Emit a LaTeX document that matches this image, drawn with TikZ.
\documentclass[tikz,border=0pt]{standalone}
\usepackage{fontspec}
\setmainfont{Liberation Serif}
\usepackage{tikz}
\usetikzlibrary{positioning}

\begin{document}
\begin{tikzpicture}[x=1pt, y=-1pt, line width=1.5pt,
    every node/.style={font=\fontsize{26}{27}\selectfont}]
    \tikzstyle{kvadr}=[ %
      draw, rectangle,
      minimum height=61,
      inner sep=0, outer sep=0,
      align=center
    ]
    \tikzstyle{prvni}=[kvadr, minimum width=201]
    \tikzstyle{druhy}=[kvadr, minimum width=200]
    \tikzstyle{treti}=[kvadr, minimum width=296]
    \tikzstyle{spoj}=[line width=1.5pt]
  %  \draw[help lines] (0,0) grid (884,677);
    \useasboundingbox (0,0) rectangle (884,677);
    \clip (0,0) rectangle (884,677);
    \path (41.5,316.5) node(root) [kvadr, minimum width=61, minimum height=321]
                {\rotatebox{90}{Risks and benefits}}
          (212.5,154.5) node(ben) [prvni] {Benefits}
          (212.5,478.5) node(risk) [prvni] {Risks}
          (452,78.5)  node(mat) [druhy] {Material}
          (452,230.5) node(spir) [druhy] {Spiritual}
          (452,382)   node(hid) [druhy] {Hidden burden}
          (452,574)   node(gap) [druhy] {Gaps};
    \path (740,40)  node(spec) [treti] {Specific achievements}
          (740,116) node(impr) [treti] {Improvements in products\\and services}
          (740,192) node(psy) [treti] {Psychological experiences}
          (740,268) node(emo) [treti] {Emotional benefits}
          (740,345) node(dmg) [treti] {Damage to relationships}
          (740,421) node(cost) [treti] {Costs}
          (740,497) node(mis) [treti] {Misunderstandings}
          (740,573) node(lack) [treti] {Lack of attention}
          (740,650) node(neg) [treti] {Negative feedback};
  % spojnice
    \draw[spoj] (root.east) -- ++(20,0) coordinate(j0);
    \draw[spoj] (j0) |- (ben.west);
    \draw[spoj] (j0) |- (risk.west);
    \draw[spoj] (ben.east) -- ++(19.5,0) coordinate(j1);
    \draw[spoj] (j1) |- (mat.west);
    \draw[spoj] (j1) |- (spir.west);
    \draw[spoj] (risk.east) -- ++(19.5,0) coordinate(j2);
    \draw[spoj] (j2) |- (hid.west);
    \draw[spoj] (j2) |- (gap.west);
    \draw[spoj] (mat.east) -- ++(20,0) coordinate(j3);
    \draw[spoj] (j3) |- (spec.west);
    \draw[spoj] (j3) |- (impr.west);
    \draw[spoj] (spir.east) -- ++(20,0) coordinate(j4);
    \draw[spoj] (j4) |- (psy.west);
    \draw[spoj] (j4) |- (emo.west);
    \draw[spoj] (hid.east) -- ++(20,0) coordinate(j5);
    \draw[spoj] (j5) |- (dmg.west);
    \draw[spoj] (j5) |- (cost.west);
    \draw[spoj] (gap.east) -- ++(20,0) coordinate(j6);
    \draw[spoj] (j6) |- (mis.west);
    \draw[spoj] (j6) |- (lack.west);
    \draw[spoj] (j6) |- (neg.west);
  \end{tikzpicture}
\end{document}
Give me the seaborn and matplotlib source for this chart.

::::::::::

- [Do this] Extract every line above exactly as it stands.

- [Expected answer]
Emit a LaTeX document that matches this image, drawn with TikZ.
\documentclass[tikz,border=0pt]{standalone}
\usepackage{fontspec}
\setmainfont{Liberation Serif}
\usepackage{tikz}
\usetikzlibrary{positioning}

\begin{document}
\begin{tikzpicture}[x=1pt, y=-1pt, line width=1.5pt,
    every node/.style={font=\fontsize{26}{27}\selectfont}]
    \tikzstyle{kvadr}=[ %
      draw, rectangle,
      minimum height=61,
      inner sep=0, outer sep=0,
      align=center
    ]
    \tikzstyle{prvni}=[kvadr, minimum width=201]
    \tikzstyle{druhy}=[kvadr, minimum width=200]
    \tikzstyle{treti}=[kvadr, minimum width=296]
    \tikzstyle{spoj}=[line width=1.5pt]
  %  \draw[help lines] (0,0) grid (884,677);
    \useasboundingbox (0,0) rectangle (884,677);
    \clip (0,0) rectangle (884,677);
    \path (41.5,316.5) node(root) [kvadr, minimum width=61, minimum height=321]
                {\rotatebox{90}{Risks and benefits}}
          (212.5,154.5) node(ben) [prvni] {Benefits}
          (212.5,478.5) node(risk) [prvni] {Risks}
          (452,78.5)  node(mat) [druhy] {Material}
          (452,230.5) node(spir) [druhy] {Spiritual}
          (452,382)   node(hid) [druhy] {Hidden burden}
          (452,574)   node(gap) [druhy] {Gaps};
    \path (740,40)  node(spec) [treti] {Specific achievements}
          (740,116) node(impr) [treti] {Improvements in products\\and services}
          (740,192) node(psy) [treti] {Psychological experiences}
          (740,268) node(emo) [treti] {Emotional benefits}
          (740,345) node(dmg) [treti] {Damage to relationships}
          (740,421) node(cost) [treti] {Costs}
          (740,497) node(mis) [treti] {Misunderstandings}
          (740,573) node(lack) [treti] {Lack of attention}
          (740,650) node(neg) [treti] {Negative feedback};
  % spojnice
    \draw[spoj] (root.east) -- ++(20,0) coordinate(j0);
    \draw[spoj] (j0) |- (ben.west);
    \draw[spoj] (j0) |- (risk.west);
    \draw[spoj] (ben.east) -- ++(19.5,0) coordinate(j1);
    \draw[spoj] (j1) |- (mat.west);
    \draw[spoj] (j1) |- (spir.west);
    \draw[spoj] (risk.east) -- ++(19.5,0) coordinate(j2);
    \draw[spoj] (j2) |- (hid.west);
    \draw[spoj] (j2) |- (gap.west);
    \draw[spoj] (mat.east) -- ++(20,0) coordinate(j3);
    \draw[spoj] (j3) |- (spec.west);
    \draw[spoj] (j3) |- (impr.west);
    \draw[spoj] (spir.east) -- ++(20,0) coordinate(j4);
    \draw[spoj] (j4) |- (psy.west);
    \draw[spoj] (j4) |- (emo.west);
    \draw[spoj] (hid.east) -- ++(20,0) coordinate(j5);
    \draw[spoj] (j5) |- (dmg.west);
    \draw[spoj] (j5) |- (cost.west);
    \draw[spoj] (gap.east) -- ++(20,0) coordinate(j6);
    \draw[spoj] (j6) |- (mis.west);
    \draw[spoj] (j6) |- (lack.west);
    \draw[spoj] (j6) |- (neg.west);
  \end{tikzpicture}
\end{document}
Give me the seaborn and matplotlib source for this chart.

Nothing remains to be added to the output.